## [PROBLEM TO SOLVE]
Return each line of the listing that contains the string "diagram".

(Rows from a dataset of charts and code)

**********

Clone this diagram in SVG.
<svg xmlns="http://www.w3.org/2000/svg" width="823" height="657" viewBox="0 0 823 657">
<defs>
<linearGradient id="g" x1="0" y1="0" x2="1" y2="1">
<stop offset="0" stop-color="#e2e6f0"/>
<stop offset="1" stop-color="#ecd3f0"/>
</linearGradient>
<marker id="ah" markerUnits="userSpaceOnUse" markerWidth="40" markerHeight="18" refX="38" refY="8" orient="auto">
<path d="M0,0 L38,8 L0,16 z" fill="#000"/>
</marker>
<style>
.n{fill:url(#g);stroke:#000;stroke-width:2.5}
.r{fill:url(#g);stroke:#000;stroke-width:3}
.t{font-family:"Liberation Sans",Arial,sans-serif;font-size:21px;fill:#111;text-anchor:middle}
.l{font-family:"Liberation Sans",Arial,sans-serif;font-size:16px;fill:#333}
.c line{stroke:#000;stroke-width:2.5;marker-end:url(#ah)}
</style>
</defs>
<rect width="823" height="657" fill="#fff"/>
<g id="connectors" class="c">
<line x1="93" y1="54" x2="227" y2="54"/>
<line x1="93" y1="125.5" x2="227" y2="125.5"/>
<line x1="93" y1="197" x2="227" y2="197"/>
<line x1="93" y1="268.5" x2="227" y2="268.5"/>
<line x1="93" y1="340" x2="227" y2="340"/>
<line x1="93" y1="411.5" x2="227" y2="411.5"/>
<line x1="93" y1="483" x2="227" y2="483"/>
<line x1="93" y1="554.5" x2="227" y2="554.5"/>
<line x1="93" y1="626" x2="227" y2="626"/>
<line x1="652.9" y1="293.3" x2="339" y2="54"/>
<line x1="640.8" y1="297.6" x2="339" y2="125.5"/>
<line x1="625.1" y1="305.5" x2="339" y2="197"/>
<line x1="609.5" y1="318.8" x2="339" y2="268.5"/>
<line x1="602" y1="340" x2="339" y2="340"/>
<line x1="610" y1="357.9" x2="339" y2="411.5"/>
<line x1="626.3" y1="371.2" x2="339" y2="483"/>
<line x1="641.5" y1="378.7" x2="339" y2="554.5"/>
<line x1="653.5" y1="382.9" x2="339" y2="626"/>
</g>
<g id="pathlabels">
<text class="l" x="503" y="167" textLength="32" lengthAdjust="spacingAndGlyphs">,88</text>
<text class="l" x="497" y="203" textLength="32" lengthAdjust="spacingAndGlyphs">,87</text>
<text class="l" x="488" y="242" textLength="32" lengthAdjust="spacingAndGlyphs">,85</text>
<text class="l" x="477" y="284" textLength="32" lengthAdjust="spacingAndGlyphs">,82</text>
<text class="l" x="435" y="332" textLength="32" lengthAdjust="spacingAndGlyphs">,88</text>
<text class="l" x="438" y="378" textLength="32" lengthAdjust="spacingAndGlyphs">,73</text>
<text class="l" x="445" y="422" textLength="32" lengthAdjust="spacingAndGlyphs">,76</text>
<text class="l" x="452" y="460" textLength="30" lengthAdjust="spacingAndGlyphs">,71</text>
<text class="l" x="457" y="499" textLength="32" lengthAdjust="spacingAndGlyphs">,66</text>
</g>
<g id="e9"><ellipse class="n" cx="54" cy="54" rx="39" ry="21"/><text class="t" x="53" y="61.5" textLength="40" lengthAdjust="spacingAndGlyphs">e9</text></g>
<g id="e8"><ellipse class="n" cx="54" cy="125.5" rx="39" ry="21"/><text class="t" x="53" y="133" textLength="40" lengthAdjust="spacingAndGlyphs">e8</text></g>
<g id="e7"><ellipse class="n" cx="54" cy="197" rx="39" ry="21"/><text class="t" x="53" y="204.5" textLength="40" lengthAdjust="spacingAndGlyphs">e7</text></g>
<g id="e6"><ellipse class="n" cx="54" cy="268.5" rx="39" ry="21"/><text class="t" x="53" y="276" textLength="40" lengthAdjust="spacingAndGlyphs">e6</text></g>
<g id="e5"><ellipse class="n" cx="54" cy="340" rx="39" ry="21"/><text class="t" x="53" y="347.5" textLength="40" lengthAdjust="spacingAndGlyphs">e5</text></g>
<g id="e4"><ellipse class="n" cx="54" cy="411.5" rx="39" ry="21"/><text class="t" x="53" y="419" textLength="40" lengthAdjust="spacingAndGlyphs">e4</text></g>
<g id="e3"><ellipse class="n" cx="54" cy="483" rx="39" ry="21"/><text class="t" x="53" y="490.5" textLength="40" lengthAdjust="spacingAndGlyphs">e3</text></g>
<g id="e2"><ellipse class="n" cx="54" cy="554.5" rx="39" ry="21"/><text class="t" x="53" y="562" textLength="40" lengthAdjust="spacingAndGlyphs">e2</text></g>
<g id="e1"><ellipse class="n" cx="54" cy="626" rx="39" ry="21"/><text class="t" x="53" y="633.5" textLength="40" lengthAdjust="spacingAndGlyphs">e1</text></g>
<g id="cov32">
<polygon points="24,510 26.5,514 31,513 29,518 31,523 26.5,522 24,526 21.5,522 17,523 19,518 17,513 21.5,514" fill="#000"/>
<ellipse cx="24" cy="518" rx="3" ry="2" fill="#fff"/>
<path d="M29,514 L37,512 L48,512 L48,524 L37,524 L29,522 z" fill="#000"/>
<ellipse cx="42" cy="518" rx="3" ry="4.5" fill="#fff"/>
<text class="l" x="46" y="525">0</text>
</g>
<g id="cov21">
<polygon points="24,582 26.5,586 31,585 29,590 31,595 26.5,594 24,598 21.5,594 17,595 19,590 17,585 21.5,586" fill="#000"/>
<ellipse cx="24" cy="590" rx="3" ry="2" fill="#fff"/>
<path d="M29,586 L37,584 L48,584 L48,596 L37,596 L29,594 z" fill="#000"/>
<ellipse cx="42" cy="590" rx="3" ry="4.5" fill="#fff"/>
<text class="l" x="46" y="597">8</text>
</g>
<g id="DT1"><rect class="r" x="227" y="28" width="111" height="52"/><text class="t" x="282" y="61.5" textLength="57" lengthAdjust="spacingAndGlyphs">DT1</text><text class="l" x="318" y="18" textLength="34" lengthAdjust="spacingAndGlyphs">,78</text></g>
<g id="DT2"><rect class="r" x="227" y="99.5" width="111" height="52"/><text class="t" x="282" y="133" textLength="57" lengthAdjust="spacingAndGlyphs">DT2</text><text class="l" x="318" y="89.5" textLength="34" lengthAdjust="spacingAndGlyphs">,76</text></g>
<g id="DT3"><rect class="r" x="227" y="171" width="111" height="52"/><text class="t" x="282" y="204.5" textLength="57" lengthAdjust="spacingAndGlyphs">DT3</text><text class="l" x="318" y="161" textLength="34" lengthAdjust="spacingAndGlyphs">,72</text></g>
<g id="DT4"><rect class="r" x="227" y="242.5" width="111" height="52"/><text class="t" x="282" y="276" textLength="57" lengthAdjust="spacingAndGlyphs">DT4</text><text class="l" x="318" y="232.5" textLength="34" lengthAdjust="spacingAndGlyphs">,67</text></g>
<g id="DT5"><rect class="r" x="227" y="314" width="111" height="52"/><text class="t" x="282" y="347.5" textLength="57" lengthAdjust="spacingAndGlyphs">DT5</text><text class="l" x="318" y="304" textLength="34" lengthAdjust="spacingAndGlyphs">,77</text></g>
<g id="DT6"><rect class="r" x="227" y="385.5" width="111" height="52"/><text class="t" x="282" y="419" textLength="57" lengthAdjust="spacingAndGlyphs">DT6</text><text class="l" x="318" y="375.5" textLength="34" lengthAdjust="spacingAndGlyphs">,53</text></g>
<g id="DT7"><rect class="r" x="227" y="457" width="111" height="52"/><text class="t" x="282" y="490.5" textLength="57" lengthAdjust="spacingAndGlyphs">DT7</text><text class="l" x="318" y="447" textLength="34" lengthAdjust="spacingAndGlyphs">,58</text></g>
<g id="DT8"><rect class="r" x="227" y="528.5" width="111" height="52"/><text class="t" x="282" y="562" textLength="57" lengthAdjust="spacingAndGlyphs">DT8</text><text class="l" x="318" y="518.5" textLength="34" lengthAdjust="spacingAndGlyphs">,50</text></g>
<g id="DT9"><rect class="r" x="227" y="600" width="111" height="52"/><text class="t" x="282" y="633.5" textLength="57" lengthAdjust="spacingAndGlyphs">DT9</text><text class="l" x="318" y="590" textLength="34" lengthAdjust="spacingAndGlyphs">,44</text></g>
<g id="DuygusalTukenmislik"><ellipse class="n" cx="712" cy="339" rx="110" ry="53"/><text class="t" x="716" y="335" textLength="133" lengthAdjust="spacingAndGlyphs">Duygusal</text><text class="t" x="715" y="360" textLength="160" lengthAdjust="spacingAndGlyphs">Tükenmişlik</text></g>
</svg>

**********

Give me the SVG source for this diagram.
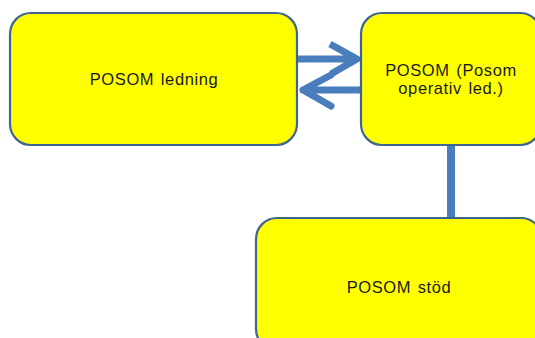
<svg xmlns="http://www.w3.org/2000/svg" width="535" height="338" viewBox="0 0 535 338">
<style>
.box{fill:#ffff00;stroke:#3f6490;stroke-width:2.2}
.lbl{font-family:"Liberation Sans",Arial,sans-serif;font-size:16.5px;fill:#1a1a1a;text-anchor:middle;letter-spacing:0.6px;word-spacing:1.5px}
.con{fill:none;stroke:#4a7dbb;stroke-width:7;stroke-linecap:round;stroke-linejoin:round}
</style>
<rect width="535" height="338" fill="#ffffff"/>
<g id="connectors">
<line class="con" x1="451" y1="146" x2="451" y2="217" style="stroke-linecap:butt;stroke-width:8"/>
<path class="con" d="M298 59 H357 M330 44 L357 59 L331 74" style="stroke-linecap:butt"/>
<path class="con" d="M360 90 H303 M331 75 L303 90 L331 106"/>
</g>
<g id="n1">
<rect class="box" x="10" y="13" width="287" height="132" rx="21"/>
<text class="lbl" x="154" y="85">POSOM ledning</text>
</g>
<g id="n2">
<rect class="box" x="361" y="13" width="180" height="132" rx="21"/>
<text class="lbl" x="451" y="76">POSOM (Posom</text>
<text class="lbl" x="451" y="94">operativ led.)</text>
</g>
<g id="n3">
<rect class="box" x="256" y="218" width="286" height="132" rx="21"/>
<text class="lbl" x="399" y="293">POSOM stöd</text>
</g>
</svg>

**********

## [REPLY]
Clone this diagram in SVG.
Give me the SVG source for this diagram.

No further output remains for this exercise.